Understanding the OMC Business Model
OMCs typically operate across two broad functions: refining and marketing. The marketing segment's profitability — the "marketing margin" — is essentially the difference between the price at which OMCs sell fuel to consumers and the cost of the refined product itself, directly linked to crude oil input costs.
When global crude prices rise sharply, OMCs face a structural bind: input costs rise immediately, but the ability to pass those costs through to retail consumers is often constrained — sometimes by explicit government policy, particularly around politically sensitive periods or high inflation. This lag between rising input costs and the ability to raise output prices is precisely what compresses marketing margins.
The Geopolitical Backdrop
The current period of elevated crude prices is widely understood to be linked to ongoing geopolitical tensions disrupting global energy markets. For India — the world's third-largest oil consumer, importing roughly 85% or more of its crude oil needs — these global dynamics translate directly and rapidly into domestic economic consequences.
India has pursued a strategy of diversifying crude oil import sources, including increased discounted Russian crude purchases following the reconfiguration of global oil trade flows after sanctions were imposed on Russian energy exports. This diversification has provided some insulation against benchmark price spikes, though it has itself become a point of diplomatic friction in ongoing India-US trade negotiations.
Winners and Losers Within India's Energy Sector
Upstream producers — ONGC, Oil India Limited, and the upstream segment of integrated players like Reliance — benefit directly from higher crude prices, since they sell at prices linked to global benchmarks.
Refining and marketing companies (the OMCs) face the margin squeeze — higher input costs without proportional or immediate ability to raise retail prices.
City gas distribution companies face a related pressure: input costs (natural gas) rise, while the ability to pass through higher costs to retail CNG and piped gas consumers is constrained by competitive and regulatory considerations.
The Policy Tightrope
This dynamic places India's government in a persistent balancing act. Allowing OMCs to pass through higher costs protects profitability and reduces the fiscal burden of compensating them for under-recoveries. But allowing retail fuel prices to rise sharply carries direct inflationary consequences and political sensitivity, given how visible fuel price changes are to ordinary consumers.
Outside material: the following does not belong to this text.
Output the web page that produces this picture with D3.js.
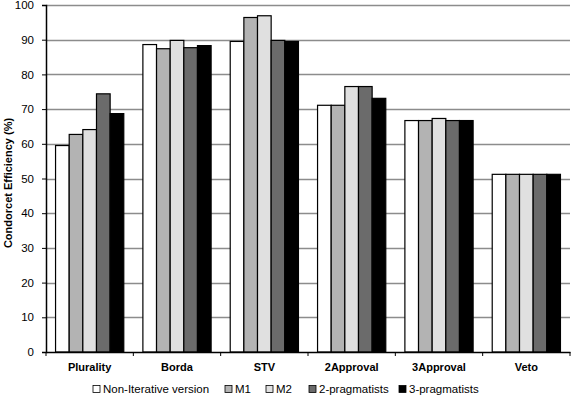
<!DOCTYPE html>
<html>
<head>
<meta charset="utf-8">
<script src="https://cdn.jsdelivr.net/npm/d3@7"></script>
<style>
  body { margin: 0; background: #fff; }
  svg text { font-family: "Liberation Sans", Arial, sans-serif; }
</style>
</head>
<body>
<div class="graph"></div>
<script>
// data
var methods = ['Plurality', 'Borda', 'STV', '2Approval', '3Approval', 'Veto'];
var versions = ['Non-Iterative version', 'M1', 'M2', '2-pragmatists', '3-pragmatists'];
var nonIterative = [59.5, 88.6, 89.5, 71.1, 66.7, 51.2];
var m1 = [62.7, 87.4, 96.4, 71.1, 66.7, 51.2];
var m2 = [64.1, 89.8, 96.9, 76.5, 67.3, 51.2];
var prag2 = [74.4, 87.7, 89.8, 76.5, 66.7, 51.2];
var prag3 = [68.7, 88.3, 89.5, 73.1, 66.7, 51.2];
var yTicks = [0, 10, 20, 30, 40, 50, 60, 70, 80, 90, 100];

var series = [nonIterative, m1, m2, prag2, prag3];
var colors = ['#ffffff', '#b3b3b3', '#e0e0e0', '#6b6b6b', '#000000'];

var w = 572, h = 396;
var svg = d3.select('div.graph').append('svg')
    .attr('width', w).attr('height', h);

// plot area
var m = {top: 5, right: 2, bottom: 44, left: 46};
var pw = w - m.left - m.right, ph = h - m.top - m.bottom;
var plt = svg.append('g').attr('transform', 'translate(' + [m.left, m.top] + ')');

var x = d3.scaleBand().domain(methods).range([0, pw]);
var xIn = d3.scaleBand().domain(d3.range(versions.length))
    .range([0, x.bandwidth()]).paddingInner(0).paddingOuter(0.7);
var y = d3.scaleLinear().domain([0, 100]).range([ph, 0]);

// gridlines
plt.selectAll('.grid').data(yTicks.slice(1)).enter().append('line')
    .attr('x1', 0).attr('x2', pw)
    .attr('y1', function(d){ return Math.round(y(d)) + 0.5; })
    .attr('y2', function(d){ return Math.round(y(d)) + 0.5; })
    .attr('stroke', '#8c8c8c').attr('stroke-width', 1.5);

// bars
var group = plt.selectAll('.grp').data(methods).enter().append('g')
    .attr('transform', function(d){ return 'translate(' + x(d) + ',0)'; });
group.selectAll('rect')
    .data(function(d, i){ return series.map(function(s, k){ return {k: k, v: s[i]}; }); })
    .enter().append('rect')
    .attr('x', function(d){ return xIn(d.k); })
    .attr('width', xIn.bandwidth())
    .attr('y', function(d){ return y(d.v); })
    .attr('height', function(d){ return y(0) - y(d.v); })
    .attr('fill', function(d){ return colors[d.k]; })
    .attr('stroke', '#000').attr('stroke-width', 1.2);

// y axis
var yAxis = d3.axisLeft(y).tickValues(yTicks).tickSize(4).tickPadding(8);
var yG = plt.append('g').call(yAxis);
yG.selectAll('text').attr('font-size', 11.5).attr('fill', '#000')
    .style('font-family', '"Liberation Sans", Arial, sans-serif');
yG.select('.domain').attr('stroke', '#000').attr('stroke-width', 1.5);

// x axis
var xAxis = d3.axisBottom(x).tickSize(0).tickPadding(11);
var xG = plt.append('g').attr('transform', 'translate(0,' + ph + ')').call(xAxis);
xG.select('.domain').attr('stroke', '#000').attr('stroke-width', 1.5);
xG.selectAll('text').attr('font-size', 11).attr('font-weight', 'bold').attr('fill', '#000')
    .style('font-family', '"Liberation Sans", Arial, sans-serif');
xG.selectAll('.sep').data(methods.concat(['end'])).enter().append('line')
    .attr('x1', function(d, i){ return i * x.bandwidth(); })
    .attr('x2', function(d, i){ return i * x.bandwidth(); })
    .attr('y1', 0).attr('y2', 4).attr('stroke', '#000');

// y title
svg.append('text')
    .attr('transform', 'translate(12,183) rotate(-90)')
    .attr('text-anchor', 'middle')
    .attr('font-size', 11).attr('font-weight', 'bold')
    .text('Condorcet Efficiency (%)');

// legend
var legX = [93, 225, 266, 309, 399];
var leg = svg.selectAll('.leg').data(versions).enter().append('g')
    .attr('transform', function(d, i){ return 'translate(' + legX[i] + ',385.5)'; });
leg.append('rect').attr('width', 7).attr('height', 7)
    .attr('fill', function(d, i){ return colors[i]; })
    .attr('stroke', '#000').attr('stroke-width', 0.8);
leg.append('text').attr('x', 10).attr('y', 7.5)
    .attr('font-size', 11.5).text(function(d){ return d; });
</script>
</body>
</html>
What Investors and Consumers Should Watch
Key signals include government policy on fuel price deregulation, quarterly marketing margin trends disclosed by OMCs, movements in Brent-WTI-Russian crude discount spreads, and geopolitical developments in the Middle East and Russia-Ukraine context. For consumers, pump prices — currently relatively stable thanks to government price-smoothing — remain vulnerable to upward revision should crude price elevation persist.